Hal sebaliknya terjadi pada calon mempelai pria. Pria tidak dikenakan keharusan untuk melibatkan orang tua kandung atau saudara-saudaranya ketika melangsungkan pernikahan. Kehadiran orang tua kandung (ayah/kakek/paman/uwak/kakak/adik/dll) hanya sebatas sebagai saksi saja ketika calon mempelai pria akan melangsung kan pernikahan. Saksi inipun tidak diharuskan dari orang-orang tersebut, bisa juga digantikan dengan orang lain. Hanya saja, budaya timur kita, yang menjunjung para sesepuh maka biasanya keluaraga menempatkan para sesepuh (orang yang dihormati ini) untuk duduk sebagai saksi.
Jika keberadaan keluarga besar calom mempelai pria dalam sebuah akad nikah tidak terlalu focus, maka demikian juga halnya ketika akan melakukan lamaran (pinangan). Tidak usah menyusahkan diri sampai harus berkelahi atau beradu mulut dengan ayah, atau menangis-nangis dengan ibu karena sebenarnya kehadiran mereka semua ketika akan melangsungkan akad nikah atau lamaran bisa digantikan dengan orang lain.

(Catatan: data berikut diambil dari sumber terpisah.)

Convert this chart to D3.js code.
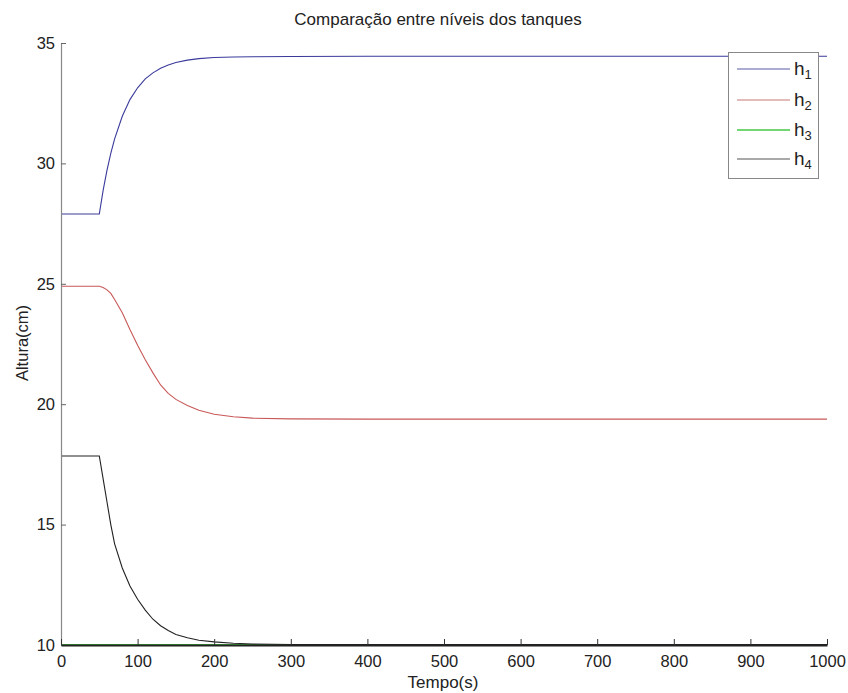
<!DOCTYPE html>
<html><head><meta charset="utf-8">
<script src="https://cdn.jsdelivr.net/npm/d3@7"></script>
<style>body{margin:0;background:#fff}svg{display:block;font-family:"Liberation Sans",Arial,sans-serif}</style>
</head><body><svg id="c" width="848" height="693"></svg>
<script>
const title = "Comparação entre níveis dos tanques";
const xLabel = "Tempo(s)";
const yLabel = "Altura(cm)";
const seriesNames = ["h1","h2","h3","h4"];
const xTicks = [0,100,200,300,400,500,600,700,800,900,1000];
const yTicks = [10,15,20,25,30,35];
const time = [0,50,55,60,65,70,80,90,100,110,120,130,140,150,165,180,200,225,250,300,400,1000];
const h1 = [27.9,27.9,28.88,29.71,30.42,31.02,31.96,32.65,33.14,33.51,33.76,33.95,34.09,34.19,34.29,34.35,34.40,34.42,34.43,34.44,34.45,34.45];
const h2 = [24.9,24.9,24.85,24.75,24.6,24.35,23.8,23.1,22.45,21.85,21.3,20.8,20.45,20.2,19.95,19.75,19.58,19.48,19.42,19.39,19.38,19.38];
const h3 = [10.02,10.02,10.02,10.02,10.02,10.02,10.02,10.02,10.02,10.02,10.02,10.02,10.02,10.02,10.02,10.02,10.02,10.02,10.02,10.02,10.02,10.02];
const h4 = [17.85,17.85,16.9,15.95,15.0,14.2,13.2,12.45,11.9,11.45,11.07,10.8,10.6,10.44,10.3,10.2,10.13,10.07,10.04,10.02,10.02,10.02];
const colors = ["#3a3a9c","#c85858","#3cbf3c","#222222"];
const legendColors = ["#5a5aa8","#c87878","#44c844","#555555"];

const svg = d3.select("#c");
const x = d3.scaleLinear().domain([0,1000]).range([61,827]);
const y = d3.scaleLinear().domain([10,35]).range([645,43]);

const series = [h1,h2,h3,h4];
const line = d3.line().x((d,i)=>x(time[i])).y(d=>y(d));
series.forEach((s,k)=>{
  svg.append("path").datum(s).attr("d",line).attr("fill","none")
    .attr("stroke",colors[k]).attr("stroke-width",1.1);
});

const FONT = "Liberation Sans, Arial, sans-serif";
// axes
const ya = svg.append("g").attr("transform","translate(61,0)")
  .call(d3.axisLeft(y).tickValues(yTicks).tickSizeInner(-5).tickSizeOuter(0).tickPadding(6).tickFormat(d3.format("d")));
ya.select(".domain").attr("stroke","#888").attr("stroke-width",1.2);
ya.selectAll(".tick line").attr("stroke","#666");
ya.selectAll("text").attr("font-size",16.5).attr("fill","#222").attr("font-family",FONT);

const xa = svg.append("g").attr("transform","translate(0,645)")
  .call(d3.axisBottom(x).tickValues(xTicks).tickSizeInner(-6).tickSizeOuter(0).tickPadding(10).tickFormat(d3.format("d")));
xa.select(".domain").attr("stroke","#222").attr("stroke-width",2);
xa.selectAll(".tick line").attr("stroke","#333");
xa.selectAll("text").attr("font-size",16.5).attr("fill","#222").attr("font-family",FONT);

// title & labels
svg.append("text").attr("x",438).attr("y",25).attr("text-anchor","middle")
  .attr("font-size",17).attr("fill","#222").text(title);
svg.append("text").attr("x",443).attr("y",688).attr("text-anchor","middle")
  .attr("font-size",17).attr("fill","#222").text(xLabel);
svg.append("text").attr("transform","translate(28,343) rotate(-90)").attr("text-anchor","middle")
  .attr("font-size",16.5).attr("fill","#222").text(yLabel);

// legend
const lg = svg.append("g");
lg.append("rect").attr("x",728.5).attr("y",52.5).attr("width",90).attr("height",126)
  .attr("fill","#fff").attr("stroke","#888").attr("stroke-width",1);
const ly = [69,100,130,159];
seriesNames.forEach((n,k)=>{
  lg.append("line").attr("x1",737).attr("x2",790).attr("y1",ly[k]).attr("y2",ly[k])
    .attr("stroke",legendColors[k]).attr("stroke-width",k===2?1.6:1.1);
  const t = lg.append("text").attr("x",794).attr("y",ly[k]+6).attr("font-size",19).attr("fill","#222");
  t.append("tspan").text(n.slice(0,1));
  t.append("tspan").attr("dy",4).attr("font-size",13).text(n.slice(1));
});
</script></body></html>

Coba katakan pada pacarmu untuk mulai mencari pamannya atau uwaknya atau kakeknya atau jika mereka semua tidak ada, bisa juga sahabat dekat ayahnya, atau sahabat dekat ibunya yang sudah seperti saudara sendiri. Minta mereka untuk menemani ibunya datang melamarmu. Karena, memang ibu kandungnya, sesuai dengan adat ketimuran kita, tidak mendapat ruang untuk berbicara mengutarakan maksud lamaran.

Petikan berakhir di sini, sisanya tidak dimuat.